Perhaps the impatience that characterizes so much of our lives spills over into other areas of our corporate life as well. Do we really have time for each other? And even more specifically, do we have time for those among us who may be an incredible drain on our time and energies? I've been disturbed lately to read in several church newsletters "positive thinking" advice that encourages church members not to let themselves get "bogged down" with depressed and otherwise "negative" people. Is it possible that we've been given the freedom to devote ourselves to one another even if what come of it cannot be measured in any tangible way? In short, have we been given the freedom to be involved with other in ways that my appear unproductive?..."

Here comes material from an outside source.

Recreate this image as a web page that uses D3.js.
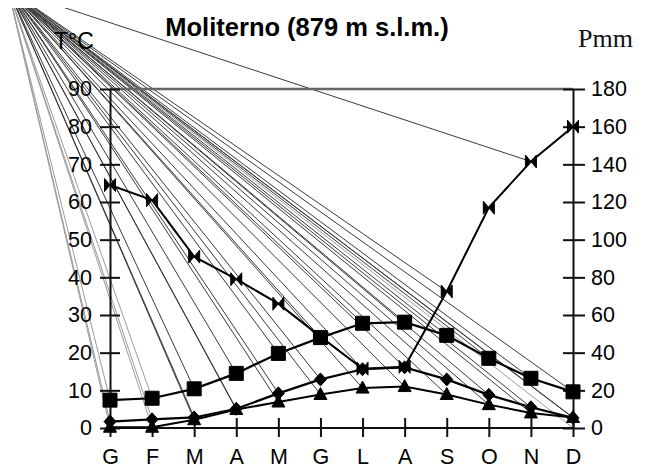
<!DOCTYPE html>
<html>
<head>
<meta charset="utf-8">
<script src="https://cdn.jsdelivr.net/npm/d3@7"></script>
<style>
  body { margin: 0; background: #fff; }
  svg { display: block; font-family: "Liberation Sans", Arial, sans-serif; }
</style>
</head>
<body>
<div id="chart"></div>
<script>
// Monthly data (Moliterno)
const months = ["G", "F", "M", "A", "M", "G", "L", "A", "S", "O", "N", "D"];
const tMax = [7.4, 7.9, 10.4, 14.5, 19.8, 24, 27.8, 28.1, 24.6, 18.5, 13.2, 9.6];
const tMean = [1.7, 2.3, 2.8, 5.1, 9.2, 12.9, 15.6, 16.1, 12.9, 8.8, 5.5, 2.7];
const tMin = [0.2, 0.2, 2.2, 4.9, 6.9, 8.9, 10.6, 11, 8.9, 6.2, 4, 2.8];
const precip = [129, 121, 91, 79, 66, 48.5, 31.5, 32.5, 72.5, 117, 141.5, 160];
const tempTicks = [0, 10, 20, 30, 40, 50, 60, 70, 80, 90];
const precipTicks = [0, 20, 40, 60, 80, 100, 120, 140, 160, 180];

const width = 647;
const height = 468;
const plotLeft = 110, plotRight = 573, plotTop = 89, plotBottom = 428;

const x = d3.scalePoint()
    .domain(d3.range(months.length))
    .range([plotLeft, plotRight]);

const yT = d3.scaleLinear().domain([0, 90]).range([plotBottom, plotTop]);
const yP = d3.scaleLinear().domain([0, 180]).range([plotBottom, plotTop]);

const svg = d3.select("#chart").append("svg")
    .attr("width", width)
    .attr("height", height)
    .attr("viewBox", [0, 0, width, height]);

// Stray guide lines fanning out from the top-left corner
svg.append("clipPath").attr("id", "fanclip")
  .append("rect").attr("x", 0).attr("y", 8).attr("width", width).attr("height", height);

const fanOrigin = [8, -11];
const fanTargets = [];
[tMax, tMean, tMin].forEach(s => s.forEach((v, i) => fanTargets.push({ i, px: x(i), py: yT(v) })));
[8, 10].forEach(i => fanTargets.push({ i, px: x(i), py: yP(precip[i]) }));
fanTargets.push({ i: 0, px: x(11), py: yT(0), light: true });

svg.append("g")
    .attr("clip-path", "url(#fanclip)")
  .selectAll("line")
  .data(fanTargets)
  .join("line")
    .attr("x1", fanOrigin[0])
    .attr("y1", fanOrigin[1])
    .attr("x2", d => d.px)
    .attr("y2", d => d.py)
    .attr("stroke", d => (d.i < 2 || d.light) ? "#9a9a9a" : "#3a3a3a")
    .attr("stroke-width", 1);

// top border at 90
svg.append("line")
    .attr("x1", plotLeft).attr("x2", plotRight)
    .attr("y1", yT(90)).attr("y2", yT(90))
    .attr("stroke", "#666")
    .attr("stroke-width", 2.5);

// Axes
const axisFont = g => g.selectAll("text")
    .attr("font-size", 21.5)
    .attr("fill", "#000")
    .attr("font-family", "Liberation Sans, Arial, sans-serif");

svg.append("g")
    .attr("transform", `translate(${plotLeft},0)`)
    .call(d3.axisLeft(yT).tickValues(tempTicks).tickSize(10).tickSizeOuter(0).tickPadding(8))
    .call(g => g.selectAll(".tick line").attr("x1", 10))
    .call(g => g.selectAll("line, path").attr("stroke", "#111").attr("stroke-width", 2))
    .call(axisFont);

svg.append("g")
    .attr("transform", `translate(${plotRight},0)`)
    .call(d3.axisRight(yP).tickValues(precipTicks).tickSize(12).tickSizeOuter(0).tickPadding(6))
    .call(g => g.selectAll(".tick line").attr("x1", -10))
    .call(g => g.selectAll("line, path").attr("stroke", "#111").attr("stroke-width", 2))
    .call(axisFont);

svg.append("g")
    .attr("transform", `translate(0,${plotBottom})`)
    .call(d3.axisBottom(x).tickFormat(i => months[i]).tickSize(9).tickSizeOuter(0).tickPadding(12))
    .call(g => g.selectAll(".tick line").attr("y1", -10))
    .call(g => g.select(".domain").attr("d", `M${plotLeft},0H${plotRight}`))
    .call(g => g.selectAll("line, path").attr("stroke", "#111").attr("stroke-width", 2))
    .call(axisFont);

// Marker shapes
const shapes = {
  square: "M-7,-7H7V7H-7Z",
  diamond: "M0,-6.5L6,0L0,6.5L-6,0Z",
  triangle: "M0,-7L6.5,5L-6.5,5Z",
  bowtie: "M-5.5,-6.5L0,0L-5.5,6.5ZM5.5,-6.5L0,0L5.5,6.5Z"
};

function drawSeries(values, y, shape, lw) {
  const line = d3.line().x((d, i) => x(i)).y(d => y(d));
  svg.append("path")
      .datum(values)
      .attr("fill", "none")
      .attr("stroke", "#000")
      .attr("stroke-width", lw)
      .attr("d", line);
  svg.append("g")
    .selectAll("path")
    .data(values)
    .join("path")
      .attr("transform", (d, i) => `translate(${x(i)},${y(d)})`)
      .attr("d", shapes[shape])
      .attr("fill", "#000")
      .attr("stroke", "#000")
      .attr("stroke-width", 1);
}

drawSeries(tMin, yT, "triangle", 2);
drawSeries(tMean, yT, "diamond", 2.2);
drawSeries(precip, yP, "bowtie", 2);
drawSeries(tMax, yT, "square", 2.2);

// Titles
svg.append("text")
    .attr("x", 307).attr("y", 36)
    .attr("text-anchor", "middle")
    .attr("font-size", 25.5)
    .attr("font-weight", "bold")
    .attr("fill", "#000")
    .text("Moliterno (879 m s.l.m.)");

svg.append("text")
    .attr("x", 54).attr("y", 49)
    .attr("font-size", 23)
    .attr("fill", "#000")
    .text("T°C");

svg.append("text")
    .attr("x", 578).attr("y", 47)
    .attr("font-size", 26)
    .attr("font-family", "Liberation Serif, 'Times New Roman', serif")
    .attr("fill", "#111")
    .text("Pmm");
</script>
</body>
</html>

Then my friends showed up, I closed the book, sipped one last bit of coffee, gathered my things, and taught some English.

My thoughts: 

  1. Our lives and even parts of our lives are so separated from each other how can we expect any sort of growth with no clear direction?
  2. How can we continue to be responsible and treat our commitments with respect if we spend "as much time as we want or should" we those around us?
  3. I love how this perfectly corresponds to many of Jesus interactions. Sometimes as we read the Bible we don't realize that what Jesus turned into a miracle, started out as a interruption (as we would see it). Take a look at most of the parables. Jesus would be on his way somewhere, then out of the blue, someone comes up to him asking a question or pleading for him to do something. Putting myself in the same situation with how I act normally I'd probably say something like, "You know what, I have a commitment and it would be disrespectful of me to be late. But I'd be happy to come back tomorrow if that would work for you." I talk and think about being respectful of my current commitments but how respectful am I acting to that person? 
Anyway, those are just some bits of my thinking. Take them as you will and comment if you've thought of the same things or have something to share!